External data for query processing

ClickHouse allows sending a server the data that is needed for processing a query, together with a SELECT query. This data is put in a temporary table (see the section “Temporary tables”) and can be used in the query (for example, in IN operators).

For example, if you have a text file with important user identifiers, you can upload it to the server along with a query that uses filtration by this list.

If you need to run more than one query with a large volume of external data, don’t use this feature. It is better to upload the data to the DB ahead of time.

External data can be uploaded using the command-line client (in non-interactive mode), or using the HTTP interface.

In the command-line client, you can specify a parameters section in the format

--external --file=... [--name=...] [--format=...] [--types=...|--structure=...]

You may have multiple sections like this, for the number of tables being transmitted.

–external - Marks the beginning of the section. –file - Path to the file with the table dump, or -, which refers to stdin Only a single table can be retrieved from stdin.

The following parameters are optional: –name - Name of the table.

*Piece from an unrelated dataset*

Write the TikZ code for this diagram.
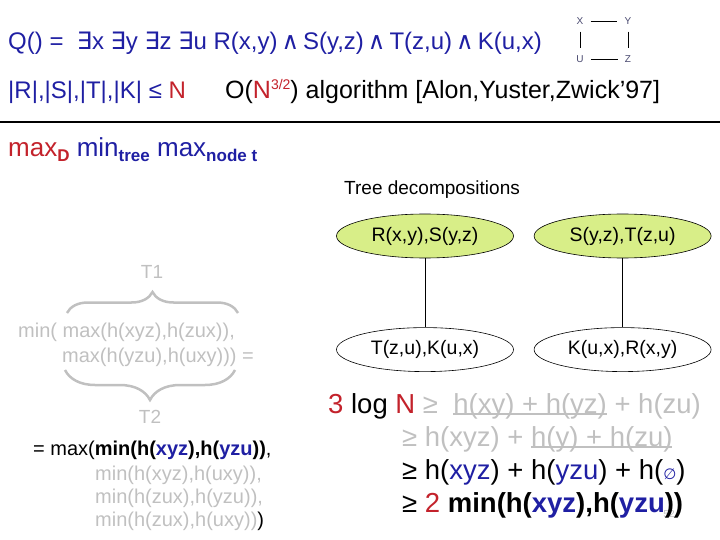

If omitted, _data is used. –format - Data format in the file. If omitted, TabSeparated is used.

One of the following parameters is required: –types - A comma-separated list of column types. For example, UInt64,String. Columns will be named _1, _2, ... –structure - Table structure, in the format UserID UInt64, URL String. Defines the column names and types.

The files specified in file will be parsed by the format specified in format, using the data types specified in types or structure. The table will be uploaded to the server and accessible there as a temporary table with the name name.

Examples:

echo -ne "1\n2\n3\n" | clickhouse-client --query="SELECT count() FROM test.visits WHERE TraficSourceID IN _data" --external --file=- --types=Int8
849897
cat /etc/passwd | sed 's/:/\t/g' | clickhouse-client --query="SELECT shell, count() AS c FROM passwd GROUP BY shell ORDER BY c DESC" --external --file=- --name=passwd --structure='login String, unused String, uid UInt16, gid UInt16, comment String, home String, shell String'
/bin/sh 20
/bin/false      5
/bin/bash       4
/usr/sbin/nologin       1
/bin/sync       1

When using the HTTP interface, external data is passed in the multipart/form-data format. Each table is transmitted as a separate file. The table name is taken from the file name. The ‘query_string’ passes the parameters ‘name_format’, ‘name_types’, and ‘name_structure’, where name is the name of the table that these parameters correspond to. The meaning of the parameters is the same as when using the command-line client.

Example:

cat /etc/passwd | sed 's/:/\t/g' > passwd.tsv

curl -F 'passwd=@passwd.tsv;' 'http://localhost:8123/?query=SELECT+shell,+count()+AS+c+FROM+passwd+GROUP+BY+shell+ORDER+BY+c+DESC&passwd_structure=login+String,+unused+String,+uid+UInt16,+gid+UInt16,+comment+String,+home+String,+shell+String'
/bin/sh 20
/bin/false      5
/bin/bash       4
/usr/sbin/nologin       1
/bin/sync       1

For distributed query processing, the temporary tables are sent to all the remote servers.